Exercise directions:
Transcribe the listing that follows in full, omitting pictures.
— Start Data —
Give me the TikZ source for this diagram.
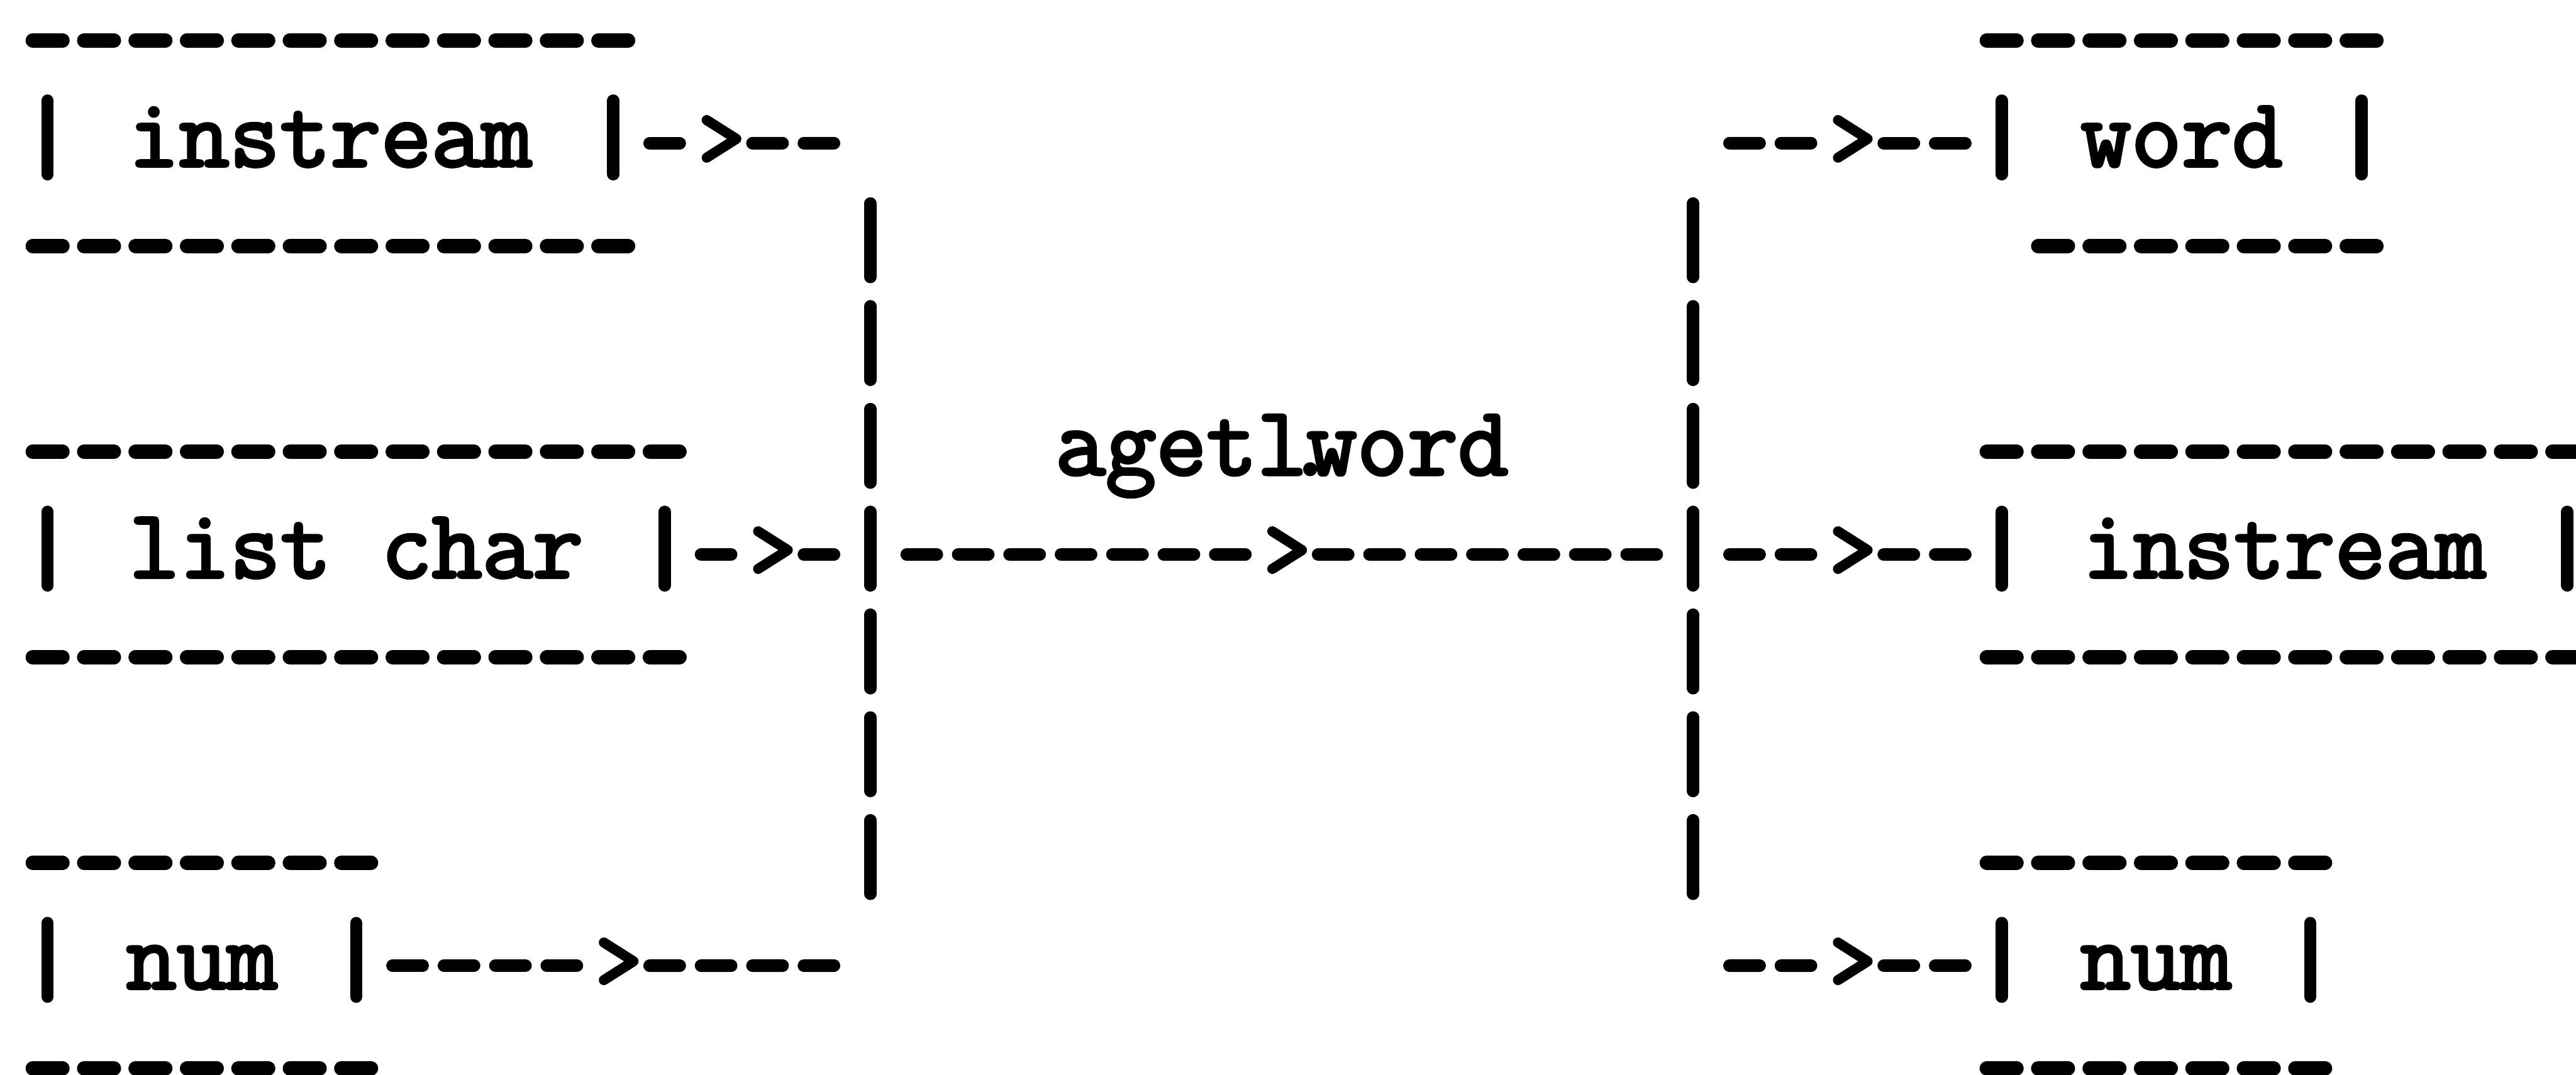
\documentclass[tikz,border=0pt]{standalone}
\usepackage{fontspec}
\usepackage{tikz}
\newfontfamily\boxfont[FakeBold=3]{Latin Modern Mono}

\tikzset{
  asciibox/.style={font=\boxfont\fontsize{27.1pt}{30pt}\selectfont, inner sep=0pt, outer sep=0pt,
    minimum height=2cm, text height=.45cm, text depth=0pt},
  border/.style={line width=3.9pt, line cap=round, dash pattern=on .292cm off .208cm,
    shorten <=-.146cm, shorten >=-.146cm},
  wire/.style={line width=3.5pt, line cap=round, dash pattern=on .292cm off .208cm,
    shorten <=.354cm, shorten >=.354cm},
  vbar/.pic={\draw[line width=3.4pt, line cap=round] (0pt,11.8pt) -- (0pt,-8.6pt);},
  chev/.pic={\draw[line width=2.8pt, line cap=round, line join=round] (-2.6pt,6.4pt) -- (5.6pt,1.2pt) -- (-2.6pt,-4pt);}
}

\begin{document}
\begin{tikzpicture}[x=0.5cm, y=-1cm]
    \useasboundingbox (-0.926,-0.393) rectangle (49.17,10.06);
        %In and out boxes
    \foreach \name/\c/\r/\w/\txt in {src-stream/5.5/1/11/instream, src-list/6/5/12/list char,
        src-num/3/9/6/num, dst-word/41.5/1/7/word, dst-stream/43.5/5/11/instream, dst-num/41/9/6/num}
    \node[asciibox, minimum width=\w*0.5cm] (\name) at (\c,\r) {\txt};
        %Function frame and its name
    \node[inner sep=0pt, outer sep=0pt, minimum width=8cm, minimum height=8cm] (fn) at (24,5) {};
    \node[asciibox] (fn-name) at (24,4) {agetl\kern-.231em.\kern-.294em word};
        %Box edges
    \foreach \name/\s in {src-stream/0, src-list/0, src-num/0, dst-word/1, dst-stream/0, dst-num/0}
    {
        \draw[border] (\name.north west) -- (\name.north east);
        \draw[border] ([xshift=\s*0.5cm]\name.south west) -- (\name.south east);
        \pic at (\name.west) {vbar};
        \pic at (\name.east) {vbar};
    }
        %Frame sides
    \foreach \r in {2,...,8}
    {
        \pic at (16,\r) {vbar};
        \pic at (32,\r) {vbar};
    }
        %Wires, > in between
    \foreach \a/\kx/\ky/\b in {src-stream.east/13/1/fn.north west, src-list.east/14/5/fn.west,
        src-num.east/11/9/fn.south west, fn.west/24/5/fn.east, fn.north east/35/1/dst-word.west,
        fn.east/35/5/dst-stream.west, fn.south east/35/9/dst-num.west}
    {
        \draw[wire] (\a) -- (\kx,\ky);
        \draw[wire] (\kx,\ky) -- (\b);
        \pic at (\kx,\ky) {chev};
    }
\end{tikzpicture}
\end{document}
— End Data —
Result of the exercise:
Give me the TikZ source for this diagram.
\documentclass[tikz,border=0pt]{standalone}
\usepackage{fontspec}
\usepackage{tikz}
\newfontfamily\boxfont[FakeBold=3]{Latin Modern Mono}

\tikzset{
  asciibox/.style={font=\boxfont\fontsize{27.1pt}{30pt}\selectfont, inner sep=0pt, outer sep=0pt,
    minimum height=2cm, text height=.45cm, text depth=0pt},
  border/.style={line width=3.9pt, line cap=round, dash pattern=on .292cm off .208cm,
    shorten <=-.146cm, shorten >=-.146cm},
  wire/.style={line width=3.5pt, line cap=round, dash pattern=on .292cm off .208cm,
    shorten <=.354cm, shorten >=.354cm},
  vbar/.pic={\draw[line width=3.4pt, line cap=round] (0pt,11.8pt) -- (0pt,-8.6pt);},
  chev/.pic={\draw[line width=2.8pt, line cap=round, line join=round] (-2.6pt,6.4pt) -- (5.6pt,1.2pt) -- (-2.6pt,-4pt);}
}

\begin{document}
\begin{tikzpicture}[x=0.5cm, y=-1cm]
    \useasboundingbox (-0.926,-0.393) rectangle (49.17,10.06);
        %In and out boxes
    \foreach \name/\c/\r/\w/\txt in {src-stream/5.5/1/11/instream, src-list/6/5/12/list char,
        src-num/3/9/6/num, dst-word/41.5/1/7/word, dst-stream/43.5/5/11/instream, dst-num/41/9/6/num}
    \node[asciibox, minimum width=\w*0.5cm] (\name) at (\c,\r) {\txt};
        %Function frame and its name
    \node[inner sep=0pt, outer sep=0pt, minimum width=8cm, minimum height=8cm] (fn) at (24,5) {};
    \node[asciibox] (fn-name) at (24,4) {agetl\kern-.231em.\kern-.294em word};
        %Box edges
    \foreach \name/\s in {src-stream/0, src-list/0, src-num/0, dst-word/1, dst-stream/0, dst-num/0}
    {
        \draw[border] (\name.north west) -- (\name.north east);
        \draw[border] ([xshift=\s*0.5cm]\name.south west) -- (\name.south east);
        \pic at (\name.west) {vbar};
        \pic at (\name.east) {vbar};
    }
        %Frame sides
    \foreach \r in {2,...,8}
    {
        \pic at (16,\r) {vbar};
        \pic at (32,\r) {vbar};
    }
        %Wires, > in between
    \foreach \a/\kx/\ky/\b in {src-stream.east/13/1/fn.north west, src-list.east/14/5/fn.west,
        src-num.east/11/9/fn.south west, fn.west/24/5/fn.east, fn.north east/35/1/dst-word.west,
        fn.east/35/5/dst-stream.west, fn.south east/35/9/dst-num.west}
    {
        \draw[wire] (\a) -- (\kx,\ky);
        \draw[wire] (\kx,\ky) -- (\b);
        \pic at (\kx,\ky) {chev};
    }
\end{tikzpicture}
\end{document}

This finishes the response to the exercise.